How the West Allowed Russia To Regain the Initiative

Delays in Western countries committing key military aid, such as tanks, has opened the door for Russian forces to "regain the initiative" in the Ukraine war, according to a new assessment.

The 11-month war in Ukraine has developed in three stages, and the "pattern of delivery of Western aid has powerfully shaped" the course of the war, the Institute for the Study of War (ISW) said on Sunday.

The first period of the war was defined by the think tank as from February 24, 2022, when Russian forces invaded, until July 3, 2022.

Russian Soldiers
Volunteers have a military training in Rostov on December 6, 2022, amid the ongoing Russian military action in Ukraine. Delays in providing Western weapons to Ukraine gave Moscow's forces the opportunity to regain the initiative, according to the ISW. Stringer/AFP via Getty Images

In this first phase, Russian forces were on the offensive, but then Ukrainian resistance fighters "seized the initiative and began large-scale counteroffensives in August."

Although Ukraine succeeded in pushing Russian forces out of the western part of the Kherson region by mid-November, it has not been able to launch a new counteroffensive since this second stage of the war, the ISW said.

Moscow's forces then had the "opportunity to regain the initiative if they choose and to raise the bar for future Ukrainian counteroffensives even if they do not."

But Ukraine's ability to launch any counteroffensive in this third phase was limited by "Western reluctance to begin supplying Ukraine with higher-end Western weapons systems, particularly tanks, long-range strike systems, and air-defense systems."

Although internal challenges did hinder Ukraine's military, "weapons and supplies are always central to the planning and execution of sound campaigns," according to the ISW.

Without a high-functioning pre-war defense industry, Kyiv was heavily reliant on Western allies to furnish its armed forces with the necessary equipment, both to repel Russian forces and to launch counteroffensives, the ISW said.

Western aid in the initial months of the conflict was limited to restocking Ukraine's Soviet-era supplies, but by June, these resources from Ukraine-friendly states were dwindling, the ISW said.
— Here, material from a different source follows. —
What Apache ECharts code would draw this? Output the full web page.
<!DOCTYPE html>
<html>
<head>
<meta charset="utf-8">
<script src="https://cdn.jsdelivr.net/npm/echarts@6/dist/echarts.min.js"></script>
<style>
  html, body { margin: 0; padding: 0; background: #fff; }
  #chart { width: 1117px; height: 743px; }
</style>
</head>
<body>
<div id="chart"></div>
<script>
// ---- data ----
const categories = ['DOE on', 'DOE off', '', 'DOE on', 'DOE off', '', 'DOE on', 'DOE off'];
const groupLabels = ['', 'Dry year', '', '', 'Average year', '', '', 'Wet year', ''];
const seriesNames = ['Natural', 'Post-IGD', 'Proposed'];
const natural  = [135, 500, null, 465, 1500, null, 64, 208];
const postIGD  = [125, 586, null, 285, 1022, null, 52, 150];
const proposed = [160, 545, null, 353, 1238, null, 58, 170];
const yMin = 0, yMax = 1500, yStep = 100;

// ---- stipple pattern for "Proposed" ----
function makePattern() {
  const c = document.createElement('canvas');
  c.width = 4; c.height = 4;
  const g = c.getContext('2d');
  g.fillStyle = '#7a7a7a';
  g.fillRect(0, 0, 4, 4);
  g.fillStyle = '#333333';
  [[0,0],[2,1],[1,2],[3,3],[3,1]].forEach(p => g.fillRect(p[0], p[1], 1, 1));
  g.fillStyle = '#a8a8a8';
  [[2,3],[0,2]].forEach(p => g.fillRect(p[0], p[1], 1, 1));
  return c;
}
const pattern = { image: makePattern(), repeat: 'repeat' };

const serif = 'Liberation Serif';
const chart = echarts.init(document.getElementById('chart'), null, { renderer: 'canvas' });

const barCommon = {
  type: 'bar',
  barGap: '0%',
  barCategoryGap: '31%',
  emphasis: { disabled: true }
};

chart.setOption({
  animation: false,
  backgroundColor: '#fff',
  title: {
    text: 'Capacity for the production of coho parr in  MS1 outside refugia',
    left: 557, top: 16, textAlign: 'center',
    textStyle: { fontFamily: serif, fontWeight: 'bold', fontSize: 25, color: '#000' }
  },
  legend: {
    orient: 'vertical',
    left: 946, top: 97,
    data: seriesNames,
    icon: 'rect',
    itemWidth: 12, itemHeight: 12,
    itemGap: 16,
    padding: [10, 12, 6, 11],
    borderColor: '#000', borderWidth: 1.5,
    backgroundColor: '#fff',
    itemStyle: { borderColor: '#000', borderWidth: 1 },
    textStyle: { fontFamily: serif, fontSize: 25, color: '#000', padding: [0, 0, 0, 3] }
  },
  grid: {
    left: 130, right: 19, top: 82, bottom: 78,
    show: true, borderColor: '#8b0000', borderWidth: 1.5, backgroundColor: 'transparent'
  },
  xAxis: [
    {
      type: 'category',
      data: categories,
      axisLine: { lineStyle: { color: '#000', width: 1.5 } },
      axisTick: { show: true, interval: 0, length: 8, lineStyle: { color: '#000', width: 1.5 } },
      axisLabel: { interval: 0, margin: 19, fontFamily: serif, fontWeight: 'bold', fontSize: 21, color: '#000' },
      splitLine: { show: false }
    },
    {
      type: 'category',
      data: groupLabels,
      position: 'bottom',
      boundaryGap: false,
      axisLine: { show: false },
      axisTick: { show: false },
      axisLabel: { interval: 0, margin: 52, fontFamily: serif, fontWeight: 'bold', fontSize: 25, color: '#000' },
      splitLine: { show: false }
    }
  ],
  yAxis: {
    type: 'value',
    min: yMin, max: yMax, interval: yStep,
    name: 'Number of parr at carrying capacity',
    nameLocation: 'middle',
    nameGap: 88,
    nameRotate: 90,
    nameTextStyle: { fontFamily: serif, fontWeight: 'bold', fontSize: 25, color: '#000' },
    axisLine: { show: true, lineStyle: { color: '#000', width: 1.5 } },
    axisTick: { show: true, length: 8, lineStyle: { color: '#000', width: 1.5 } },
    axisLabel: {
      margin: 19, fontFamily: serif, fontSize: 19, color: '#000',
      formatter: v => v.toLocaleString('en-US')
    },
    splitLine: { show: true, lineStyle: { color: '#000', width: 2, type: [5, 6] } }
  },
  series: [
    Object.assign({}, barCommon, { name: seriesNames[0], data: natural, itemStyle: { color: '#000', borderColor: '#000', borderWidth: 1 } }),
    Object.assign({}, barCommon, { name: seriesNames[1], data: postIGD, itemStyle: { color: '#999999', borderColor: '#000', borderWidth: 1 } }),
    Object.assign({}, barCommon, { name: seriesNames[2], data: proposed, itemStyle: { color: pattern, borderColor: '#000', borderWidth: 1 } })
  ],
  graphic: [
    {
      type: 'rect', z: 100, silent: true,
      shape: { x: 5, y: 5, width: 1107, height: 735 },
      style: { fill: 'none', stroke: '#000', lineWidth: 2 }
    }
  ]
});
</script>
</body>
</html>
With Western countries unable to produce Soviet weaponry, countries such as the U.S. and U.K. should have transitioned to supplying Western weaponry at this point, according to the think tank.

Although Kyiv was receiving U.S.-supplied howitzers and HIMARS by July, Ukrainian advances through Kherson were far slower than throughout the Kharkiv region, the ISW noted, because they were concerned about running out of counteroffensive weapons.

If Western countries backing Ukraine had made the move to Western-made systems in the summer of 2022, the think tank said, Ukraine would have been better equipped to continue its counteroffensives after retaking areas in Kharkiv and Kherson.

By sending armored vehicles at this point, for example, Kyiv would have been able to "deprive the Russians of the ability to reconstitute their forces and attempt to regain the initiative."

Both the U.S. and Germany announced on January 25 that they would send a limited number of M1 Abrams and Leopard 2 main battle tanks to Ukraine. Berlin had long resisted calls to send, and to sanction the third party export of, the German-made tanks.

The U.S. and Germany had already committed Stryker Armored Personnel Carriers, Bradley Fighting Vehicles and Marder Infantry Fighting Vehicles, ahead of the U.K. saying it would send its Challenger 2 main battle tanks to Kyiv.